HDU1147 Pick-up sticks （线段相交）

题目描述

Stan has n sticks of various length. He throws them one at a time on the floor in a random way. After finishing throwing, Stan tries to find the top sticks, that is these sticks such that there is no stick on top of them. Stan has noticed that the last thrown stick is always on top but he wants to know all the sticks that are on top. Stan sticks are very, very thin such that their thickness can be neglected.

Input

Input consists of a number of cases. The data for each case start with 1 ≤ n ≤ 100000, the number of sticks for this case. The following n lines contain four numbers each, these numbers are the planar coordinates of the endpoints of one stick. The sticks are listed in the order in which Stan has thrown them. You may assume that there are no more than 1000 top sticks. The input is ended by the case with n=0. This case should not be processed.

Output

For each input case, print one line of output listing the top sticks in the format given in the sample. The top sticks should be listed in order in which they were thrown.
The picture to the right below illustrates the first case from input.

Sample Input

5
1 1 4 2
2 3 3 1
1 -2.0 8 4
1 4 8 2
3 3 6 -2.0
3
0 0 1 1
1 0 2 1
2 0 3 1
0

Sample Output

Top sticks: 2, 4, 5.
Top sticks: 1, 2, 3.

分析

找所谓最上面的棍子，实际上是找线段相交。
求当前线段是否与之后的线段相交问题。
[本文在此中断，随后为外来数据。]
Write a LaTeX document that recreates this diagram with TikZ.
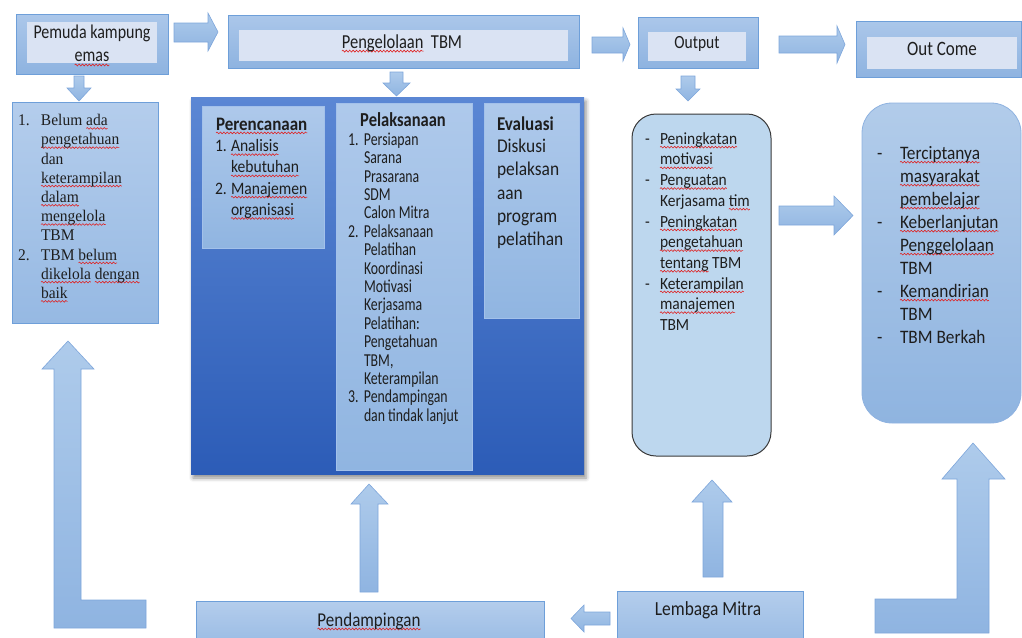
\documentclass[tikz,border=0pt]{standalone}
\usepackage{fontspec}
\setmainfont{Carlito}
\newfontfamily\tnr{Liberation Serif}
\usepackage{graphicx}
\usetikzlibrary{shadows.blur,decorations.pathmorphing}

\definecolor{txt}{HTML}{1E1E1E}
\definecolor{squig}{HTML}{E02020}
\definecolor{arTop}{HTML}{AECBEB}
\definecolor{arBot}{HTML}{8FB4E1}
\definecolor{arLine}{HTML}{7EA6DB}
\definecolor{bxTop}{HTML}{ABC7EA}
\definecolor{bxBot}{HTML}{8EB3E0}
\definecolor{bxLine}{HTML}{6E9FD9}
\definecolor{bxIn}{HTML}{DAE3F3}
\definecolor{lbTop}{HTML}{B4CDEC}
\definecolor{lbBot}{HTML}{96B9E3}
\definecolor{bigTop}{HTML}{5B87D4}
\definecolor{bigBot}{HTML}{2C5CB7}
\definecolor{inTop}{HTML}{AEC9EB}
\definecolor{inBot}{HTML}{90B5E1}
\definecolor{inLine}{HTML}{A3C1EA}
\definecolor{outFill}{HTML}{BDD7EE}
\definecolor{outLine}{HTML}{3A3A3A}
\definecolor{ocTop}{HTML}{B2CCEA}
\definecolor{ocBot}{HTML}{8FB4E0}
\definecolor{ocLine}{HTML}{8EB2E0}

% red wavy spell-check underline
\newlength\sqlen
\newcommand\sq[1]{\settowidth\sqlen{#1}\leavevmode\rlap{\tikz[overlay,x=1pt,y=1pt]{\draw[squig, line width=0.55pt, decorate, decoration={snake, amplitude=0.8pt, segment length=3.4pt}] (0pt,-2.6pt) -- (\the\sqlen,-2.6pt);}}#1}

\newcommand\mk[2]{\makebox[#1pt][l]{#2}}
% stretch, size, skip, colspec, content
\newcommand\stx[5]{\scalebox{1}[#1]{\fontsize{#2}{#3}\selectfont\begin{tabular}[t]{@{}#4@{}}#5\end{tabular}}}
\newcommand\bx[6]{\node[#2, anchor=north west, minimum width={#5-#3}, minimum height={#6-#4}] (#1) at (#3,#4) {};}

\tikzset{
  every node/.style={inner sep=0pt, outer sep=0pt, text=txt},
  obox/.style={draw=bxLine, line width=0.8pt, top color=bxTop, bottom color=bxBot},
  ibox/.style={fill=bxIn},
  lbox/.style={draw=bxLine, line width=0.8pt, top color=lbTop, bottom color=lbBot},
  bigbox/.style={top color=bigTop, bottom color=bigBot,
     blur shadow={shadow xshift=2pt, shadow yshift=-4pt, shadow blur radius=4pt, shadow opacity=45}},
  inbox/.style={draw=inLine, line width=0.8pt, top color=inTop, bottom color=inBot},
  outbox/.style={draw=outLine, line width=1pt, fill=outFill, rounded corners=24pt},
  ocbox/.style={draw=ocLine, line width=0.8pt, top color=ocTop, bottom color=ocBot, rounded corners=30pt},
  arr/.style={draw=arLine, line width=0.6pt, top color=arTop, bottom color=arBot},
  lbl/.style={anchor=base},
  lst/.style={anchor=base west},
}

\begin{document}
\begin{tikzpicture}[x=1pt, y=-1pt]
\useasboundingbox (0,0) rectangle (1022,637);
\clip (0,0) rectangle (1022,637);

% ---------- top row ----------
\bx{pemuda}{obox}{16}{14}{168}{74}
\bx{pemudain}{ibox}{27}{22}{157}{63}
\node[lbl] (pemudatxt) at (92,38) {\stx{1.22}{16}{19.5}{c}{Pemuda kampung\\\sq{emas}}};

\bx{kelola}{obox}{228}{15}{579}{68}
\bx{kelolain}{ibox}{239}{30}{568}{61}
\node[lbl] (kelolatxt) at (402,48) {\stx{1.2}{16.5}{20}{c}{\sq{Pengelolaan}\ \ TBM}};

\bx{output}{obox}{638}{17}{758}{68}
\bx{outputin}{ibox}{648}{32}{746}{61}
\node[lbl] (outputtxt) at (697,48) {\stx{1.2}{15.5}{19}{c}{Output}};

\bx{outcome}{obox}{856}{21}{1021}{77}
\bx{outcomein}{ibox}{867}{37}{1017}{69}
\node[lbl] (outcometxt) at (942,55) {\stx{1.2}{17}{20}{c}{Out Come}};

% horizontal arrows top
\draw[arr] (174,23) -- (208,23) -- (208,13) -- (218,32) -- (208,51) -- (208,42) -- (174,42) -- cycle;
\draw[arr] (592,37) -- (623,37) -- (623,28) -- (630,44.5) -- (623,61) -- (623,53) -- (592,53) -- cycle;
\draw[arr] (779,36) -- (837,36) -- (837,26) -- (845,44.5) -- (837,63) -- (837,53) -- (779,53) -- cycle;

% down arrows
\draw[arr] (74,76) -- (84,76) -- (84,88) -- (91,88) -- (79,101) -- (67,88) -- (74,88) -- cycle;
\draw[arr] (390,72) -- (403,72) -- (403,83) -- (410,83) -- (396.5,96) -- (383,83) -- (390,83) -- cycle;
\draw[arr] (681,76) -- (695,76) -- (695,89) -- (700,89) -- (688,101) -- (676,89) -- (681,89) -- cycle;

% ---------- left problem box ----------
\bx{problem}{lbox}{12}{102}{158}{323}
\node[lst] (problemtxt) at (18,125.7) {\tnr\stx{1.05}{15.5}{18.3}{l}{%
\mk{23}{1.}Belum \sq{ada}\\
\mk{23}{}\sq{pengetahuan}\\
\mk{23}{}dan\\
\mk{23}{}\sq{keterampilan}\\
\mk{23}{}\sq{dalam}\\
\mk{23}{}\sq{mengelola}\\
\mk{23}{}TBM\\
\mk{23}{2.}TBM \sq{belum}\\
\mk{23}{}\sq{dikelola} \sq{dengan}\\
\mk{23}{}\sq{baik}}};

% ---------- big process box ----------
\bx{proses}{bigbox}{191}{97}{584}{474}
\bx{rencana}{inbox}{202}{106}{324}{248}
\bx{laksana}{inbox}{336}{103}{472}{470}
\bx{evaluasi}{inbox}{484}{103}{579}{318}

\node[lst] (rencanahd) at (216,130) {\fontsize{17}{20}\selectfont\scalebox{1}[1.12]{\bfseries\sq{Perencanaan}}};
\node[lst] (rencanatxt) at (215,151.7) {\stx{1.12}{15.6}{19}{l}{%
\mk{16}{1.}\sq{Analisis}\\
\mk{16}{}\sq{kebutuhan}\\
\mk{16}{2.}\sq{Manajemen}\\
\mk{16}{}\sq{organisasi}}};

\node[lbl] (laksanahd) at (403,126.7) {\fontsize{16.5}{20}\selectfont\scalebox{1}[1.2]{\bfseries Pelaksanaan}};
\node[lst] (laksanatxt) at (348,145.3) {\stx{1.32}{13.8}{13.94}{l}{%
\mk{16}{1.}Persiapan\\
\mk{16}{}Sarana\\
\mk{16}{}Prasarana\\
\mk{16}{}SDM\\
\mk{16}{}Calon Mitra\\
\mk{16}{2.}Pelaksanaan\\
\mk{16}{}Pelatihan\\
\mk{16}{}Koordinasi\\
\mk{16}{}Motivasi\\
\mk{16}{}Kerjasama\\
\mk{16}{}Pelatihan:\\
\mk{16}{}Pengetahuan\\
\mk{16}{}TBM,\\
\mk{16}{}Keterampilan\\
\mk{16}{3.}Pendampingan\\
\mk{16}{}dan tindak lanjut}};

\node[lst] (evaluasihd) at (497,130.7) {\fontsize{17}{20}\selectfont\scalebox{1}[1.15]{\bfseries Evaluasi}};
\node[lst] (evaluasitxt) at (497,152.7) {\stx{1.12}{17.4}{20.8}{l}{%
Diskusi\\pelaksan\\aan\\program\\pelatihan}};

% ---------- output list ----------
\bx{outlist}{outbox}{632}{114}{771}{456}
\node[lst] (outlisttxt) at (645,144.3) {\stx{1.1}{15.5}{18.8}{l}{%
\mk{15}{-}\sq{Peningkatan}\\
\mk{15}{}\sq{motivasi}\\
\mk{15}{-}\sq{Penguatan}\\
\mk{15}{}Kerjasama \sq{tim}\\
\mk{15}{-}\sq{Peningkatan}\\
\mk{15}{}\sq{pengetahuan}\\
\mk{15}{}\sq{tentang} TBM\\
\mk{15}{-}\sq{Keterampilan}\\
\mk{15}{}\sq{manajemen}\\
\mk{15}{}TBM}};

\draw[arr] (779,206) -- (834,206) -- (834,196) -- (853,215.5) -- (834,235) -- (834,225) -- (779,225) -- cycle;

% ---------- outcome list ----------
\bx{oclist}{ocbox}{862}{103}{1021}{423}
\node[lst] (oclisttxt) at (877,159.3) {\stx{1.1}{17.3}{20.9}{l}{%
\mk{23}{-}\sq{Terciptanya}\\
\mk{23}{}\sq{masyarakat}\\
\mk{23}{}\sq{pembelajar}\\
\mk{23}{-}\sq{Keberlanjutan}\\
\mk{23}{}\sq{Penggelolaan}\\
\mk{23}{}TBM\\
\mk{23}{-}\sq{Kemandirian}\\
\mk{23}{}TBM\\
\mk{23}{-}TBM Berkah}};

% ---------- bottom row ----------
\bx{dampingan}{lbox}{196}{601}{544}{650}
\node[lbl] (dampingantxt) at (369,626) {\stx{1.15}{17}{20}{c}{\sq{Pendampingan}}};
\bx{mitra}{lbox}{617}{591}{803}{650}
\node[lbl] (mitratxt) at (708,615) {\stx{1.15}{17.4}{20}{c}{Lembaga Mitra}};

% up arrows
\draw[arr] (360,592) -- (360,504) -- (351,504) -- (369,484) -- (388,504) -- (378,504) -- (378,592) -- cycle;
\draw[arr] (703,577) -- (703,502) -- (692,502) -- (712,480) -- (732,502) -- (723,502) -- (723,577) -- cycle;
% left arrow
\draw[arr] (610,612) -- (584,612) -- (584,605) -- (571,618.5) -- (584,632) -- (584,625) -- (610,625) -- cycle;

% L-shaped arrows
\draw[arr] (54,628) -- (54,369) -- (42,369) -- (68,341) -- (94,369) -- (81,369) -- (81,600) -- (146,600) -- (146,628) -- cycle;
\draw[arr] (989,633) -- (989,479) -- (1005,479) -- (973,443) -- (942,479) -- (957,479) -- (957,599) -- (875,599) -- (875,633) -- cycle;
\end{tikzpicture}
\end{document}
如果没有，就认为在最上面。
线段相交解释

C++ 代码

#include<bits/stdc++.h>
using namespace std;
const int N = 1e5+10;
const int eps=1e-8;
struct node{
	double x,y;
}point1[N],point2[N];
int n;
bool st[N];
bool jdg(node &a,node &b,node &c,node &d)
{
    //快速排斥试验
	if(!(max(a.x,b.x)>=min(c.x,d.x) &&
		 max(c.x,d.x)>=min(a.x,b.x) &&
		 max(a.y,b.y)>=min(c.y,d.y) &&
		 max(c.y,d.y)>=min(a.y,b.y) ))
		return 0;
	
	//跨立实验
	double u,v,w,z;     
    u=(c.x-a.x)*(b.y-a.y)-(b.x-a.x)*(c.y-a.y);  
    v=(d.x-a.x)*(b.y-a.y)-(b.x-a.x)*(d.y-a.y);  
    w=(a.x-c.x)*(d.y-c.y)-(d.x-c.x)*(a.y-c.y);  
    z=(b.x-c.x)*(d.y-c.y)-(d.x-c.x)*(b.y-c.y);  
    return (u*v<=eps && w*z<=eps);
}
int main()
{
	while(scanf("%d",&n))
	{
		if(n==0) break;
		memset(st,0,sizeof st);
		for(int i=1;i<=n;i++)
		{
			scanf("%lf%lf%lf%lf",&point1[i].x,&point1[i].y,&point2[i].x,&point2[i].y);
		}
		for(int i=1;i<=n;i++)
		{
			for(int j=i+1;j<=n;j++)
			{
				if(jdg(point1[i],point2[i],point1[j],point2[j]))    //如果当前的线段与之后的线段相交
				{                                                   //那它肯定不在最上面，退出循环
					st[i]=1;
					break;
				}
			}
		}
		printf("Top sticks: ");
		bool f=false;
		for(int i=1;i<=n;i++)
		{
			if(!st[i])
			{
				if(f) printf(", "); 
				printf("%d",i);
				f=true;
			}
		}
		printf(".\n");
	}
    return 0;
}